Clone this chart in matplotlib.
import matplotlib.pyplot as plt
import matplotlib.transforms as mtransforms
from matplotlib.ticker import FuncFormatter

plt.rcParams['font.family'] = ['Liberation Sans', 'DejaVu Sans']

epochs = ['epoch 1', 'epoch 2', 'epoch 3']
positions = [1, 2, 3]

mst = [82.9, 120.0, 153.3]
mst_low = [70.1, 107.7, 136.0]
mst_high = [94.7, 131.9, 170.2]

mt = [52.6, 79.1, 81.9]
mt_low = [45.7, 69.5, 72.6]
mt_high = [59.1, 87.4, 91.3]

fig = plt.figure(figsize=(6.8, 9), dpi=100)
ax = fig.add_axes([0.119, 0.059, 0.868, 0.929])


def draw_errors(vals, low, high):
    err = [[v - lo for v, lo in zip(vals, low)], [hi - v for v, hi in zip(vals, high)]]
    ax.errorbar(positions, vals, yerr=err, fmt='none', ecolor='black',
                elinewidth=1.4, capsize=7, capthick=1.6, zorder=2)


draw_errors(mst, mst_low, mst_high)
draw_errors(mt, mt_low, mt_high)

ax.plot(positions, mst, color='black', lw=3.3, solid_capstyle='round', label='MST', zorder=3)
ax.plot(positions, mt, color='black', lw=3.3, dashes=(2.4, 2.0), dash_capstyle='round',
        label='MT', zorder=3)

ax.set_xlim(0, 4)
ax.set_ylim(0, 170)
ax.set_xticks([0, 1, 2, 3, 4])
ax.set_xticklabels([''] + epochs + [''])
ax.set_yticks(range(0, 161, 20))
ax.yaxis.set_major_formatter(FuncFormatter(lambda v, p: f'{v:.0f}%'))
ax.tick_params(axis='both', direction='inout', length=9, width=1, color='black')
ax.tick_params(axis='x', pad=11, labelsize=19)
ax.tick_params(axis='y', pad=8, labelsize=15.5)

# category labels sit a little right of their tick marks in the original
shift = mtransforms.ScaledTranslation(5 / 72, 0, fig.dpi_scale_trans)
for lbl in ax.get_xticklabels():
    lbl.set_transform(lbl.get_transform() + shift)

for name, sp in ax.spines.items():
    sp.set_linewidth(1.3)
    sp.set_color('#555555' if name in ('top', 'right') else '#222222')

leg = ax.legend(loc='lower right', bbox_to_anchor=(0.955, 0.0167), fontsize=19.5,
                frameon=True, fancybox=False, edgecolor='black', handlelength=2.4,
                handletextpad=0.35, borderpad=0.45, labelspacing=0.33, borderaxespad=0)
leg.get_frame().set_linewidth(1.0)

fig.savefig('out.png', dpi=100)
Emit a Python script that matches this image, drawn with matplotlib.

## Goal of the exercise
Print from the first line through the line that contains "plt.rcParams['font.family'] = ['Liberation", please, including both, and leave out every line outside that stretch.

## Exercise response
Clone this chart in matplotlib.
import matplotlib.pyplot as plt
import matplotlib.transforms as mtransforms
from matplotlib.ticker import FuncFormatter

plt.rcParams['font.family'] = ['Liberation Sans', 'DejaVu Sans']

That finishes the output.